§ **Work instructions**:
Repeat each line of the material below exactly as it appears, minus any pictures.

§ **Entries with chart source code**:
____________________

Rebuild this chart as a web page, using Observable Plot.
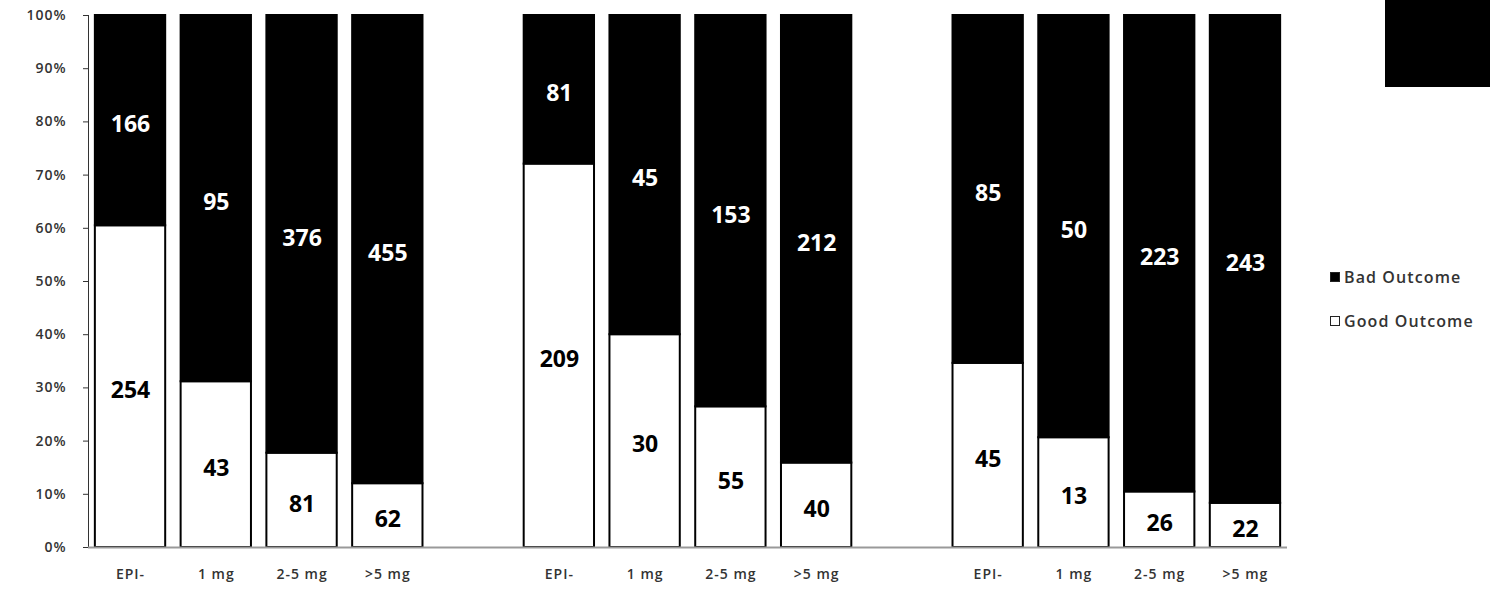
<!DOCTYPE html>
<html>
<head>
<meta charset="utf-8">
<script src="https://cdn.jsdelivr.net/npm/d3@7"></script>
<script src="https://cdn.jsdelivr.net/npm/@observablehq/plot@0.6"></script>
<style>
  html, body { margin: 0; padding: 0; background: #fff; }
  #wrap { position: relative; width: 1510px; height: 598px; font-family: "Open Sans", sans-serif; }
  #box { position: absolute; left: 1385px; top: 0; width: 105px; height: 87px; background: #000; }
  .leg { position: absolute; left: 1330px; font-size: 16px; font-weight: 600; letter-spacing: 1.1px; color: #333; display: flex; align-items: center; white-space: nowrap; }
  .sw { width: 10px; height: 10px; border: 1.5px solid #222; margin-right: 4px; box-sizing: border-box; }
  #chart svg g[aria-label="x-axis tick label"] text,
  #chart svg g[aria-label="y-axis tick label"] text { font-weight: 600; letter-spacing: 1px; }
</style>
</head>
<body>
<div id="wrap">
  <div id="chart"></div>
  <div id="box"></div>
  <div class="leg" style="top:266px"><span class="sw" style="background:#000"></span>Bad Outcome</div>
  <div class="leg" style="top:310px"><span class="sw" style="background:#fff"></span>Good Outcome</div>
</div>
<script>
const groups = ["A", "B", "C"];
const doses = ["EPI-", "1 mg", "2-5 mg", ">5 mg"];
const goodCounts = [[254, 43, 81, 62], [209, 30, 55, 40], [45, 13, 26, 22]];
const badCounts = [[166, 95, 376, 455], [81, 45, 153, 212], [85, 50, 223, 243]];
const outcomes = ["Good Outcome", "Bad Outcome"];
const yTicks = [0, 0.1, 0.2, 0.3, 0.4, 0.5, 0.6, 0.7, 0.8, 0.9, 1];

// x domain: 4 bars per group with an empty slot between groups
const xDomain = [];
groups.forEach((g, gi) => {
  doses.forEach(d => xDomain.push(g + "|" + d));
  if (gi < groups.length - 1) xDomain.push(g + "|gap");
});

const rows = [];
groups.forEach((g, gi) => {
  doses.forEach((d, di) => {
    rows.push({key: g + "|" + d, outcome: outcomes[0], count: goodCounts[gi][di]});
  });
});
groups.forEach((g, gi) => {
  doses.forEach((d, di) => {
    rows.push({key: g + "|" + d, outcome: outcomes[1], count: badCounts[gi][di]});
  });
});

const chart = Plot.plot({
  width: 1510,
  height: 598,
  marginLeft: 88,
  marginRight: 223,
  marginTop: 15,
  marginBottom: 51,
  style: {fontFamily: "Open Sans, sans-serif", fontSize: "14px", color: "#333", background: "#fff"},
  x: {
    domain: xDomain,
    paddingInner: 0.18,
    paddingOuter: 0.08,
    round: false,
    label: null,
    tickSize: 0,
    tickPadding: 22,
    tickFormat: k => { const s = k.split("|")[1]; return s === "gap" ? "" : s; }
  },
  y: {
    domain: [0, 1],
    ticks: yTicks,
    tickFormat: d3.format(".0%"),
    label: null,
    tickSize: 5,
    tickPadding: 17,
    line: true
  },
  color: {domain: outcomes, range: ["#fff", "#000"]},
  marks: [
    Plot.barY(rows, Plot.stackY({
      x: "key", y: "count", z: "outcome", fill: "outcome",
      offset: "normalize", order: outcomes,
      stroke: "#000", strokeWidth: 2
    })),
    Plot.ruleY([0], {stroke: "#999", strokeWidth: 2}),
    Plot.text(rows, Plot.stackY({
      x: "key", y: "count", z: "outcome", text: "count",
      offset: "normalize", order: outcomes,
      fill: d => d.outcome === outcomes[1] ? "#fff" : "#000",
      fontSize: 23, fontWeight: "bold", dy: 4
    }))
  ]
});
document.getElementById("chart").appendChild(chart);
</script>
</body>
</html>
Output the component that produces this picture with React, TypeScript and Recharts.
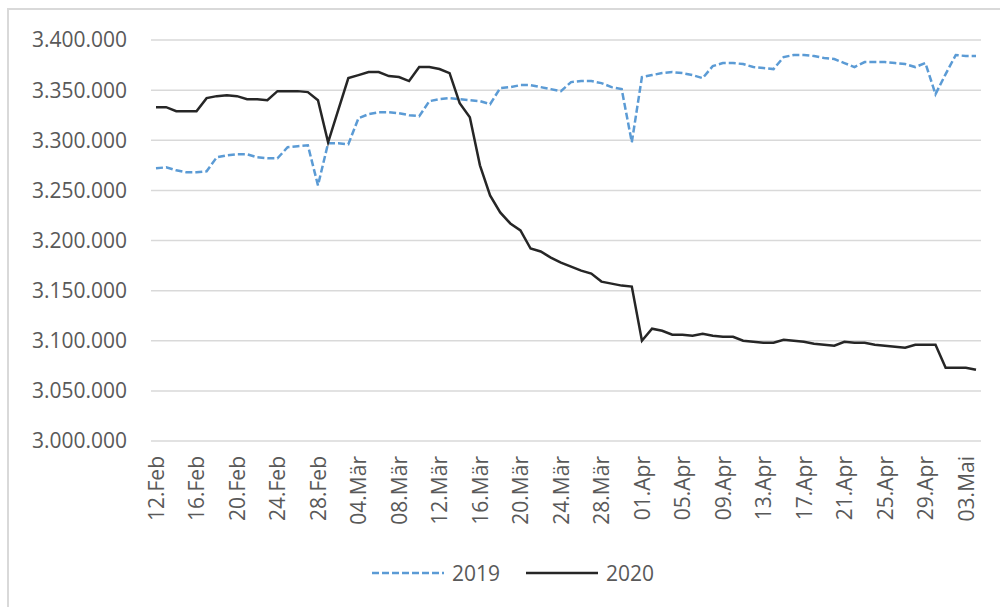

____________________

§ **Expected output**:
Rebuild this chart as a web page, using Observable Plot.
<!DOCTYPE html>
<html>
<head>
<meta charset="utf-8">
<script src="https://cdn.jsdelivr.net/npm/d3@7"></script>
<script src="https://cdn.jsdelivr.net/npm/@observablehq/plot@0.6"></script>
<style>
  html, body { margin: 0; padding: 0; background: #fff; }
  #wrap { position: relative; width: 1510px; height: 598px; font-family: "Open Sans", sans-serif; }
  #box { position: absolute; left: 1385px; top: 0; width: 105px; height: 87px; background: #000; }
  .leg { position: absolute; left: 1330px; font-size: 16px; font-weight: 600; letter-spacing: 1.1px; color: #333; display: flex; align-items: center; white-space: nowrap; }
  .sw { width: 10px; height: 10px; border: 1.5px solid #222; margin-right: 4px; box-sizing: border-box; }
  #chart svg g[aria-label="x-axis tick label"] text,
  #chart svg g[aria-label="y-axis tick label"] text { font-weight: 600; letter-spacing: 1px; }
</style>
</head>
<body>
<div id="wrap">
  <div id="chart"></div>
  <div id="box"></div>
  <div class="leg" style="top:266px"><span class="sw" style="background:#000"></span>Bad Outcome</div>
  <div class="leg" style="top:310px"><span class="sw" style="background:#fff"></span>Good Outcome</div>
</div>
<script>
const groups = ["A", "B", "C"];
const doses = ["EPI-", "1 mg", "2-5 mg", ">5 mg"];
const goodCounts = [[254, 43, 81, 62], [209, 30, 55, 40], [45, 13, 26, 22]];
const badCounts = [[166, 95, 376, 455], [81, 45, 153, 212], [85, 50, 223, 243]];
const outcomes = ["Good Outcome", "Bad Outcome"];
const yTicks = [0, 0.1, 0.2, 0.3, 0.4, 0.5, 0.6, 0.7, 0.8, 0.9, 1];

// x domain: 4 bars per group with an empty slot between groups
const xDomain = [];
groups.forEach((g, gi) => {
  doses.forEach(d => xDomain.push(g + "|" + d));
  if (gi < groups.length - 1) xDomain.push(g + "|gap");
});

const rows = [];
groups.forEach((g, gi) => {
  doses.forEach((d, di) => {
    rows.push({key: g + "|" + d, outcome: outcomes[0], count: goodCounts[gi][di]});
  });
});
groups.forEach((g, gi) => {
  doses.forEach((d, di) => {
    rows.push({key: g + "|" + d, outcome: outcomes[1], count: badCounts[gi][di]});
  });
});

const chart = Plot.plot({
  width: 1510,
  height: 598,
  marginLeft: 88,
  marginRight: 223,
  marginTop: 15,
  marginBottom: 51,
  style: {fontFamily: "Open Sans, sans-serif", fontSize: "14px", color: "#333", background: "#fff"},
  x: {
    domain: xDomain,
    paddingInner: 0.18,
    paddingOuter: 0.08,
    round: false,
    label: null,
    tickSize: 0,
    tickPadding: 22,
    tickFormat: k => { const s = k.split("|")[1]; return s === "gap" ? "" : s; }
  },
  y: {
    domain: [0, 1],
    ticks: yTicks,
    tickFormat: d3.format(".0%"),
    label: null,
    tickSize: 5,
    tickPadding: 17,
    line: true
  },
  color: {domain: outcomes, range: ["#fff", "#000"]},
  marks: [
    Plot.barY(rows, Plot.stackY({
      x: "key", y: "count", z: "outcome", fill: "outcome",
      offset: "normalize", order: outcomes,
      stroke: "#000", strokeWidth: 2
    })),
    Plot.ruleY([0], {stroke: "#999", strokeWidth: 2}),
    Plot.text(rows, Plot.stackY({
      x: "key", y: "count", z: "outcome", text: "count",
      offset: "normalize", order: outcomes,
      fill: d => d.outcome === outcomes[1] ? "#fff" : "#000",
      fontSize: 23, fontWeight: "bold", dy: 4
    }))
  ]
});
document.getElementById("chart").appendChild(chart);
</script>
</body>
</html>
Output the component that produces this picture with React, TypeScript and Recharts.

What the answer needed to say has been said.